### TASK REQUIREMENTS
Print all of the lines exactly. Any picture among them stays out.

-*-

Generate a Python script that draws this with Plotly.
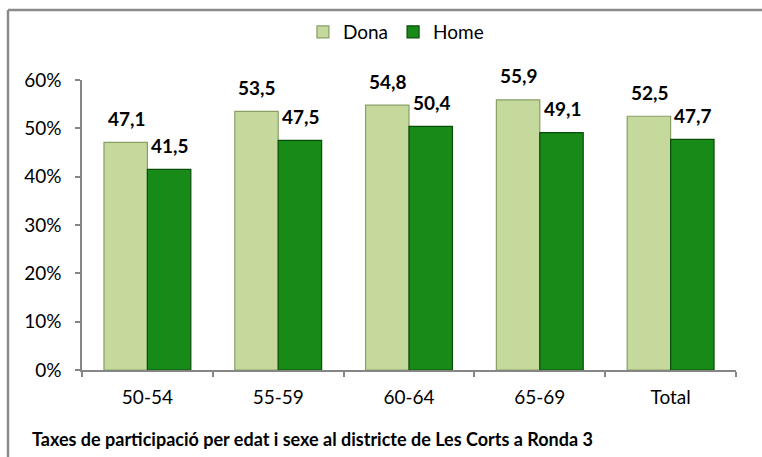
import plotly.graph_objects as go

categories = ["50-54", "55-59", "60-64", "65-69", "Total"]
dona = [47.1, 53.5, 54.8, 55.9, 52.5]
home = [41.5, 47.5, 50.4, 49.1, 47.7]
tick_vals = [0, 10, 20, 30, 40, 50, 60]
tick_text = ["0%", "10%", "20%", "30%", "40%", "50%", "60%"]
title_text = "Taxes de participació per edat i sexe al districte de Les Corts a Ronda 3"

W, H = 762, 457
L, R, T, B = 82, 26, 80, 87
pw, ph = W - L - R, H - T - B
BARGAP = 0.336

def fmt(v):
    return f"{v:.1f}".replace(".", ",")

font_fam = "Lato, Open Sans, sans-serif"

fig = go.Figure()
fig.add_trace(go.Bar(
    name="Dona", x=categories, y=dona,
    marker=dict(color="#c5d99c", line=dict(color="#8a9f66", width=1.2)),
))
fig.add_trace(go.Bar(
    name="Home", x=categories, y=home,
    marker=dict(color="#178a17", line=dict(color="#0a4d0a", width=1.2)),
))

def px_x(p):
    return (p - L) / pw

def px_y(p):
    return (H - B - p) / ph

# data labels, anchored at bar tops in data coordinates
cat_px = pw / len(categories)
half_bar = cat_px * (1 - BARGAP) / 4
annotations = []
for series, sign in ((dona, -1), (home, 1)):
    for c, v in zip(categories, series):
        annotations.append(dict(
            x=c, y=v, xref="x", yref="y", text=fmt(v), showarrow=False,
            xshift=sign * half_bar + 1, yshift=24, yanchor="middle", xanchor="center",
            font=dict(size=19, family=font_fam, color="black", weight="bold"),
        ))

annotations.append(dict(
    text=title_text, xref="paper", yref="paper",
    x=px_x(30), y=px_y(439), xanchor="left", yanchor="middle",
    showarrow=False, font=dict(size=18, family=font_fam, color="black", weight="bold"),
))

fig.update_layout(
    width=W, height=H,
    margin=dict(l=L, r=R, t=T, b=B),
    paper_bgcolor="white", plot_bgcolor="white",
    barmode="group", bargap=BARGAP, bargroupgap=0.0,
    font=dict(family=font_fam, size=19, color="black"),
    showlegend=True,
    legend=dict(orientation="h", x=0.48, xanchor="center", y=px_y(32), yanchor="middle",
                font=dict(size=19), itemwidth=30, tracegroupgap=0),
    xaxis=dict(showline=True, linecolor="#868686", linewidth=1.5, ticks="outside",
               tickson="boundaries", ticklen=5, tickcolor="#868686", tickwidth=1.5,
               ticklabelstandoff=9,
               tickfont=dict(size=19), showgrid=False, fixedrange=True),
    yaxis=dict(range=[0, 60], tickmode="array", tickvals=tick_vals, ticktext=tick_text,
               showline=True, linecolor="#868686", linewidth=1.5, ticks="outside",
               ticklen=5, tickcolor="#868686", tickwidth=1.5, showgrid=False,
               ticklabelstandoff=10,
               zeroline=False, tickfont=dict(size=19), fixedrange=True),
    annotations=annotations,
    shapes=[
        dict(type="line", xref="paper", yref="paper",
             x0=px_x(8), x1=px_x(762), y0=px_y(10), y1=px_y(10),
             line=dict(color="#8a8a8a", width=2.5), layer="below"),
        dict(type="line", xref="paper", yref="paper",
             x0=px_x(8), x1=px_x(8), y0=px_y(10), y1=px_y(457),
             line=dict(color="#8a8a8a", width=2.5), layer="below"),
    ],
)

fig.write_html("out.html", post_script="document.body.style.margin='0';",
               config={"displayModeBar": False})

-*-

### WRITTEN SOLUTION
Generate a Python script that draws this with Plotly.
import plotly.graph_objects as go

categories = ["50-54", "55-59", "60-64", "65-69", "Total"]
dona = [47.1, 53.5, 54.8, 55.9, 52.5]
home = [41.5, 47.5, 50.4, 49.1, 47.7]
tick_vals = [0, 10, 20, 30, 40, 50, 60]
tick_text = ["0%", "10%", "20%", "30%", "40%", "50%", "60%"]
title_text = "Taxes de participació per edat i sexe al districte de Les Corts a Ronda 3"

W, H = 762, 457
L, R, T, B = 82, 26, 80, 87
pw, ph = W - L - R, H - T - B
BARGAP = 0.336

def fmt(v):
    return f"{v:.1f}".replace(".", ",")

font_fam = "Lato, Open Sans, sans-serif"

fig = go.Figure()
fig.add_trace(go.Bar(
    name="Dona", x=categories, y=dona,
    marker=dict(color="#c5d99c", line=dict(color="#8a9f66", width=1.2)),
))
fig.add_trace(go.Bar(
    name="Home", x=categories, y=home,
    marker=dict(color="#178a17", line=dict(color="#0a4d0a", width=1.2)),
))

def px_x(p):
    return (p - L) / pw

def px_y(p):
    return (H - B - p) / ph

# data labels, anchored at bar tops in data coordinates
cat_px = pw / len(categories)
half_bar = cat_px * (1 - BARGAP) / 4
annotations = []
for series, sign in ((dona, -1), (home, 1)):
    for c, v in zip(categories, series):
        annotations.append(dict(
            x=c, y=v, xref="x", yref="y", text=fmt(v), showarrow=False,
            xshift=sign * half_bar + 1, yshift=24, yanchor="middle", xanchor="center",
            font=dict(size=19, family=font_fam, color="black", weight="bold"),
        ))

annotations.append(dict(
    text=title_text, xref="paper", yref="paper",
    x=px_x(30), y=px_y(439), xanchor="left", yanchor="middle",
    showarrow=False, font=dict(size=18, family=font_fam, color="black", weight="bold"),
))

fig.update_layout(
    width=W, height=H,
    margin=dict(l=L, r=R, t=T, b=B),
    paper_bgcolor="white", plot_bgcolor="white",
    barmode="group", bargap=BARGAP, bargroupgap=0.0,
    font=dict(family=font_fam, size=19, color="black"),
    showlegend=True,
    legend=dict(orientation="h", x=0.48, xanchor="center", y=px_y(32), yanchor="middle",
                font=dict(size=19), itemwidth=30, tracegroupgap=0),
    xaxis=dict(showline=True, linecolor="#868686", linewidth=1.5, ticks="outside",
               tickson="boundaries", ticklen=5, tickcolor="#868686", tickwidth=1.5,
               ticklabelstandoff=9,
               tickfont=dict(size=19), showgrid=False, fixedrange=True),
    yaxis=dict(range=[0, 60], tickmode="array", tickvals=tick_vals, ticktext=tick_text,
               showline=True, linecolor="#868686", linewidth=1.5, ticks="outside",
               ticklen=5, tickcolor="#868686", tickwidth=1.5, showgrid=False,
               ticklabelstandoff=10,
               zeroline=False, tickfont=dict(size=19), fixedrange=True),
    annotations=annotations,
    shapes=[
        dict(type="line", xref="paper", yref="paper",
             x0=px_x(8), x1=px_x(762), y0=px_y(10), y1=px_y(10),
             line=dict(color="#8a8a8a", width=2.5), layer="below"),
        dict(type="line", xref="paper", yref="paper",
             x0=px_x(8), x1=px_x(8), y0=px_y(10), y1=px_y(457),
             line=dict(color="#8a8a8a", width=2.5), layer="below"),
    ],
)

fig.write_html("out.html", post_script="document.body.style.margin='0';",
               config={"displayModeBar": False})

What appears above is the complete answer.